Kemarin, si tukang lari dari kenyataan telah mati. Mati untuk skripsi, untuk memuaskan keinginan mereka-mereka yang sangat berharga untuk hidup saya dan mereka yang pernah datang dan pergi dari hidup saya. Semoga skripsi ini tidak hanya sebagai pencapaian pemuasan orang lain, tapi juga untuk pembelajaran diri untuk lebih setia dan tidak egois. Toh hidup tidak habis di skripsi, semoga buah-buah skripsi bisa menjadikan saya orang yang lebih baik lagi, itu saja.

Benar kata pepatah, hal tersulit adalah mengalahkan diri sendiri, dalam kasus skripsi adalah rasa malas.

Yogya, CK Gatic, 18 Oktober 2014, 3.45 pagi.

Kamis, 01 Mei 2014

Untuk Kawan-kawan Seperjuangan

Pada akhirnya kita harus menerima takdir untuk kembali pada jalan masing-masing. Kembali ke kota masing-masing kita harus menerapkan ilmu kita, atau merantau ke tampat lain untuk menyambung hidup. Teori-teori yang kita baca serta diskusikan itu hanya akan menjadi wacana tanpa ada aksi. Diskusi-diskusi kita akan menguap saja tanpa ada aksi. Perlulah juga diingat bahwa aksi tanpa teori dan diskusi bisa menjadi sebuah penyesalan karena lupa atau tidak tahu akan salah.

Ah, kawan... begitu banyak selama perkuliahan ini yang ingin sekali kuceritakan. Dibukukan hingga berhalaman-halaman, tapi itu baru angan. Dari segala logika yang ilmiah hingga menyentuh ketuhanan bahkan romantika yang sering kau anggap remeh padahal itu sangat mempengaruhi mood kalian itu sebuah yang sangat berharga.

Mungkin aku mendahului kalian karena harus segera terjun dalam dunia kerja sementara proses perkuliahan. Aku anggap itu takdir pahit yang mengesankan. Pada saat kita turun langsung dan terikat oleh sistem, disitulah mentalmu diuji. Perdebatan teori dan segala wacana di kepala ternyata tak berarti tanpa ada ada keberanian untuk menentang ketidak-benaran yang terjadi dalam sistem perkantoran kita masing-masing.

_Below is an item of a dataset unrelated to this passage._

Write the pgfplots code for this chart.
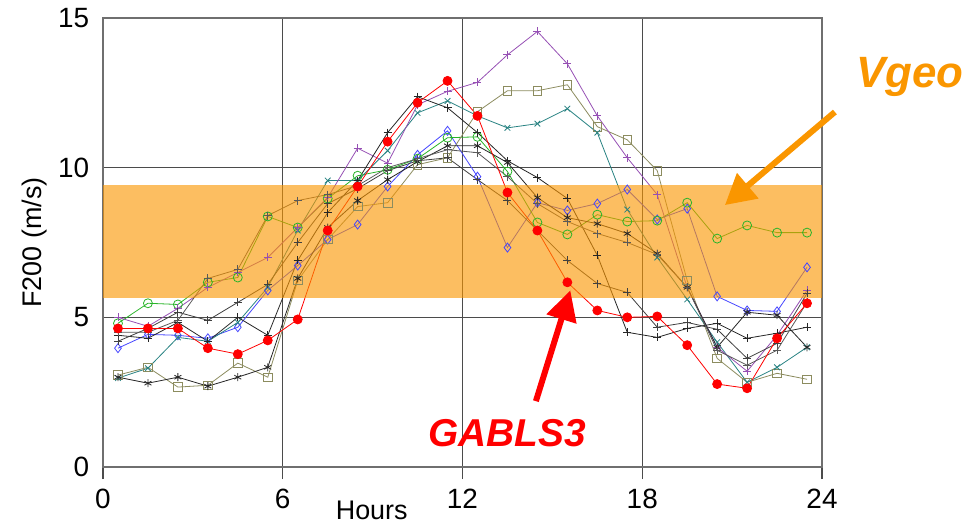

Feodalisme, Patriarki, Senioritas, Kolusi, Korupsi, Nepotisme, itulah birokrasi, terbungkus profesionalisme yang omong kosong. At least, bagi saya profesionalisme adalah ketika kau bisa menyuarakan yang salah dan berani untuk memperjuangkan nilai yang kau anggap benar. Biasanya orang akan takut, takut kehilangan pekerjaannya, takut kenyamanan di tempat kerja terusik, takut difitnah dan digossipkan yang tidak-tidak oleh rekan kerjamu sendiri. Untuk apa takut jika kita memang benar yakin memperjuangkan nilai yang kita anggap benar?

Aku justru lebih takut kehilangan rekan seperjuanganku yang pernah ku kenal. Aku takut kalian tidak berani untuk memperjuangkan kebenaran kalian. Aku takut lama-lama di dalam sistem yang membuat kalian nyaman itu nurani kalian mati. Ketakutan terbesarku adalah kalian tahu yang benar tapi kalian bungkam dan pura-pura tidak tahu.

Perjalanan selama ini yang kulakukan mengajariku untuk selalu berani. Dengan rasa takutku ini akupun harus bersiap-siap untuk berani kecewa karena tidak semua orang pintar itu nuraninya tetap hidup. Aku hanya mengingatkan, dan kuharap kita semua bisa saling menguatkan. Jika memang orang-orang tua berharap pada raga kita, jangan kita sia-siakan harapan-harapan itu, untuk menjadi generasi pembaharu bangsa. Karena jika kita hanya melanggengkan sistem, kita tidaklah berbuat apa-apa. Hanya hidup untuk menunggu mati saja.